Directions for this task:
Keep the pictures out of the copy and print all the entries below exactly.

[START Supplied data]

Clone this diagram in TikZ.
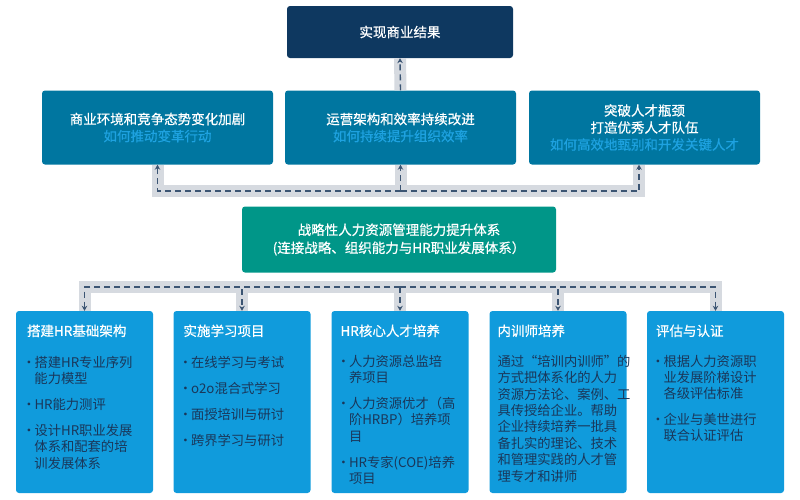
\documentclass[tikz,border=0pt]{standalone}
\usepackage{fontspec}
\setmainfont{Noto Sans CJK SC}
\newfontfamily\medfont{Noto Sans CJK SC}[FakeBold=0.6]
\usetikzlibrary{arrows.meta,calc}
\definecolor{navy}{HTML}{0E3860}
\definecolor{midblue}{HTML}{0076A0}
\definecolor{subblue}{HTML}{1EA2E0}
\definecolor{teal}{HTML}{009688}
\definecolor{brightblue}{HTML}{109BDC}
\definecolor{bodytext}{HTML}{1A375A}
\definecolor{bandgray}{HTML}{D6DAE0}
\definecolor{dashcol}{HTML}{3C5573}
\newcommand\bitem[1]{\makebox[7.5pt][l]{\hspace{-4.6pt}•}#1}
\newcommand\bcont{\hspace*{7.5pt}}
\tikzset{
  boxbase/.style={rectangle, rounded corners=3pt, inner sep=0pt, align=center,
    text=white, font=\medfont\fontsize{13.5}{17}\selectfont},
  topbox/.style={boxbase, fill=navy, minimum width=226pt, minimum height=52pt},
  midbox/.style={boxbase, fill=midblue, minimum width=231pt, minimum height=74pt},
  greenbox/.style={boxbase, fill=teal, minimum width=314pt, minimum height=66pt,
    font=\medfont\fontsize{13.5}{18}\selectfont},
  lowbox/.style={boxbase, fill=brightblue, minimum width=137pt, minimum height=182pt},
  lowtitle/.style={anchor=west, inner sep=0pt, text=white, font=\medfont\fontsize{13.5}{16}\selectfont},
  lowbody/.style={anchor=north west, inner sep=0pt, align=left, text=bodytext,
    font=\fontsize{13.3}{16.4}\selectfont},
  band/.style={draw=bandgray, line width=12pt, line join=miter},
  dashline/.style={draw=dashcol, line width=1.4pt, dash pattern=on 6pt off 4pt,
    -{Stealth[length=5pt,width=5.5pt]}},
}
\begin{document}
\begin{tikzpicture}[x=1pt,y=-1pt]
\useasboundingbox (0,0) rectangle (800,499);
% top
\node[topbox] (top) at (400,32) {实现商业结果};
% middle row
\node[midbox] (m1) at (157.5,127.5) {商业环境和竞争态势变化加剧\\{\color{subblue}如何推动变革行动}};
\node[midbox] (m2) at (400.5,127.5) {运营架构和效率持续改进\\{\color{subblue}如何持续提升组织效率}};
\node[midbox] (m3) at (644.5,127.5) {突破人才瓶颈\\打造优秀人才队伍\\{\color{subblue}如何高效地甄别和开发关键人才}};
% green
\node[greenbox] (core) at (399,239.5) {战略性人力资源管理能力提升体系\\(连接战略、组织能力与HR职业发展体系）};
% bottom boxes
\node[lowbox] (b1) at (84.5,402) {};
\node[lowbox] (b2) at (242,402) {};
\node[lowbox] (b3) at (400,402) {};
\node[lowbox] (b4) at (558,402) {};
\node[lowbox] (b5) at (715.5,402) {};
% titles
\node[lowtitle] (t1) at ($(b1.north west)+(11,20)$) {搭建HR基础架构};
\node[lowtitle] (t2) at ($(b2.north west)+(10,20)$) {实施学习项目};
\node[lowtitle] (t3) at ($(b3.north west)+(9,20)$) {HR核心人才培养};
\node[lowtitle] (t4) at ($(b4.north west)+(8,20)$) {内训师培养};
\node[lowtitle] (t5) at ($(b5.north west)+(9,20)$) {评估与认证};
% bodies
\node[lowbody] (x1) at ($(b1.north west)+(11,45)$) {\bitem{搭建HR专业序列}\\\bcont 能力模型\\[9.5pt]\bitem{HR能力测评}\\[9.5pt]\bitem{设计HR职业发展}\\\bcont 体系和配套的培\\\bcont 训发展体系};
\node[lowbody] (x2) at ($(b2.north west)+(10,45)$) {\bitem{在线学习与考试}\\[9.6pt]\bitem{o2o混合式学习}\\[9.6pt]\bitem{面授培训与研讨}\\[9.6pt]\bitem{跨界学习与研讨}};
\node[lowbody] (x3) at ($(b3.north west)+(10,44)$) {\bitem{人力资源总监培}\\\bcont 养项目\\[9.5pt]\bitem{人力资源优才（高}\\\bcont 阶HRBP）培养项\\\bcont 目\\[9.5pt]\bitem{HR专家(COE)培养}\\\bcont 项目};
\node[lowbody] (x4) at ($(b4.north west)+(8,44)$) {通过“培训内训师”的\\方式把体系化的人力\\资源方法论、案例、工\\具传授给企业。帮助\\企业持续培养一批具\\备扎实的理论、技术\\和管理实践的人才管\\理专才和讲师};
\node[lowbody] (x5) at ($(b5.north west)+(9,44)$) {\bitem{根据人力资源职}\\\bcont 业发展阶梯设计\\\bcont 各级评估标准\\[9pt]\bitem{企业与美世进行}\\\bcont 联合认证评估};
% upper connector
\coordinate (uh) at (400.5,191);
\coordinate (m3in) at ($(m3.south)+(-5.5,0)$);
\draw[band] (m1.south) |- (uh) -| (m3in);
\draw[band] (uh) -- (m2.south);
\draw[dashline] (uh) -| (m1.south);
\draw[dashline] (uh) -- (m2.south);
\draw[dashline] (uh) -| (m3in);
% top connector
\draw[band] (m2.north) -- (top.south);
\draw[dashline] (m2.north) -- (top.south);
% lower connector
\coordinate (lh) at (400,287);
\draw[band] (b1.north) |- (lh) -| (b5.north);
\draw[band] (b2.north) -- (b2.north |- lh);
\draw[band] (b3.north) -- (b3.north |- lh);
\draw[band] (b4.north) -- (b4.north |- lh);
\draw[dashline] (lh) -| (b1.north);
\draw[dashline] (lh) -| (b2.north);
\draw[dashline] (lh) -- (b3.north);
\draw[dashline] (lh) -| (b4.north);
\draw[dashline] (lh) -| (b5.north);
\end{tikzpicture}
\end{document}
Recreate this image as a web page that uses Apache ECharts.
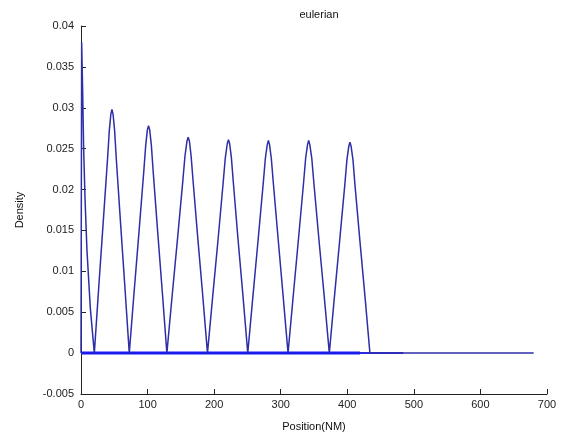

[END Supplied data]

Output for this exercise:
Clone this diagram in TikZ.
\documentclass[tikz,border=0pt]{standalone}
\usepackage{fontspec}
\setmainfont{Noto Sans CJK SC}
\newfontfamily\medfont{Noto Sans CJK SC}[FakeBold=0.6]
\usetikzlibrary{arrows.meta,calc}
\definecolor{navy}{HTML}{0E3860}
\definecolor{midblue}{HTML}{0076A0}
\definecolor{subblue}{HTML}{1EA2E0}
\definecolor{teal}{HTML}{009688}
\definecolor{brightblue}{HTML}{109BDC}
\definecolor{bodytext}{HTML}{1A375A}
\definecolor{bandgray}{HTML}{D6DAE0}
\definecolor{dashcol}{HTML}{3C5573}
\newcommand\bitem[1]{\makebox[7.5pt][l]{\hspace{-4.6pt}•}#1}
\newcommand\bcont{\hspace*{7.5pt}}
\tikzset{
  boxbase/.style={rectangle, rounded corners=3pt, inner sep=0pt, align=center,
    text=white, font=\medfont\fontsize{13.5}{17}\selectfont},
  topbox/.style={boxbase, fill=navy, minimum width=226pt, minimum height=52pt},
  midbox/.style={boxbase, fill=midblue, minimum width=231pt, minimum height=74pt},
  greenbox/.style={boxbase, fill=teal, minimum width=314pt, minimum height=66pt,
    font=\medfont\fontsize{13.5}{18}\selectfont},
  lowbox/.style={boxbase, fill=brightblue, minimum width=137pt, minimum height=182pt},
  lowtitle/.style={anchor=west, inner sep=0pt, text=white, font=\medfont\fontsize{13.5}{16}\selectfont},
  lowbody/.style={anchor=north west, inner sep=0pt, align=left, text=bodytext,
    font=\fontsize{13.3}{16.4}\selectfont},
  band/.style={draw=bandgray, line width=12pt, line join=miter},
  dashline/.style={draw=dashcol, line width=1.4pt, dash pattern=on 6pt off 4pt,
    -{Stealth[length=5pt,width=5.5pt]}},
}
\begin{document}
\begin{tikzpicture}[x=1pt,y=-1pt]
\useasboundingbox (0,0) rectangle (800,499);
% top
\node[topbox] (top) at (400,32) {实现商业结果};
% middle row
\node[midbox] (m1) at (157.5,127.5) {商业环境和竞争态势变化加剧\\{\color{subblue}如何推动变革行动}};
\node[midbox] (m2) at (400.5,127.5) {运营架构和效率持续改进\\{\color{subblue}如何持续提升组织效率}};
\node[midbox] (m3) at (644.5,127.5) {突破人才瓶颈\\打造优秀人才队伍\\{\color{subblue}如何高效地甄别和开发关键人才}};
% green
\node[greenbox] (core) at (399,239.5) {战略性人力资源管理能力提升体系\\(连接战略、组织能力与HR职业发展体系）};
% bottom boxes
\node[lowbox] (b1) at (84.5,402) {};
\node[lowbox] (b2) at (242,402) {};
\node[lowbox] (b3) at (400,402) {};
\node[lowbox] (b4) at (558,402) {};
\node[lowbox] (b5) at (715.5,402) {};
% titles
\node[lowtitle] (t1) at ($(b1.north west)+(11,20)$) {搭建HR基础架构};
\node[lowtitle] (t2) at ($(b2.north west)+(10,20)$) {实施学习项目};
\node[lowtitle] (t3) at ($(b3.north west)+(9,20)$) {HR核心人才培养};
\node[lowtitle] (t4) at ($(b4.north west)+(8,20)$) {内训师培养};
\node[lowtitle] (t5) at ($(b5.north west)+(9,20)$) {评估与认证};
% bodies
\node[lowbody] (x1) at ($(b1.north west)+(11,45)$) {\bitem{搭建HR专业序列}\\\bcont 能力模型\\[9.5pt]\bitem{HR能力测评}\\[9.5pt]\bitem{设计HR职业发展}\\\bcont 体系和配套的培\\\bcont 训发展体系};
\node[lowbody] (x2) at ($(b2.north west)+(10,45)$) {\bitem{在线学习与考试}\\[9.6pt]\bitem{o2o混合式学习}\\[9.6pt]\bitem{面授培训与研讨}\\[9.6pt]\bitem{跨界学习与研讨}};
\node[lowbody] (x3) at ($(b3.north west)+(10,44)$) {\bitem{人力资源总监培}\\\bcont 养项目\\[9.5pt]\bitem{人力资源优才（高}\\\bcont 阶HRBP）培养项\\\bcont 目\\[9.5pt]\bitem{HR专家(COE)培养}\\\bcont 项目};
\node[lowbody] (x4) at ($(b4.north west)+(8,44)$) {通过“培训内训师”的\\方式把体系化的人力\\资源方法论、案例、工\\具传授给企业。帮助\\企业持续培养一批具\\备扎实的理论、技术\\和管理实践的人才管\\理专才和讲师};
\node[lowbody] (x5) at ($(b5.north west)+(9,44)$) {\bitem{根据人力资源职}\\\bcont 业发展阶梯设计\\\bcont 各级评估标准\\[9pt]\bitem{企业与美世进行}\\\bcont 联合认证评估};
% upper connector
\coordinate (uh) at (400.5,191);
\coordinate (m3in) at ($(m3.south)+(-5.5,0)$);
\draw[band] (m1.south) |- (uh) -| (m3in);
\draw[band] (uh) -- (m2.south);
\draw[dashline] (uh) -| (m1.south);
\draw[dashline] (uh) -- (m2.south);
\draw[dashline] (uh) -| (m3in);
% top connector
\draw[band] (m2.north) -- (top.south);
\draw[dashline] (m2.north) -- (top.south);
% lower connector
\coordinate (lh) at (400,287);
\draw[band] (b1.north) |- (lh) -| (b5.north);
\draw[band] (b2.north) -- (b2.north |- lh);
\draw[band] (b3.north) -- (b3.north |- lh);
\draw[band] (b4.north) -- (b4.north |- lh);
\draw[dashline] (lh) -| (b1.north);
\draw[dashline] (lh) -| (b2.north);
\draw[dashline] (lh) -- (b3.north);
\draw[dashline] (lh) -| (b4.north);
\draw[dashline] (lh) -| (b5.north);
\end{tikzpicture}
\end{document}
Recreate this image as a web page that uses Apache ECharts.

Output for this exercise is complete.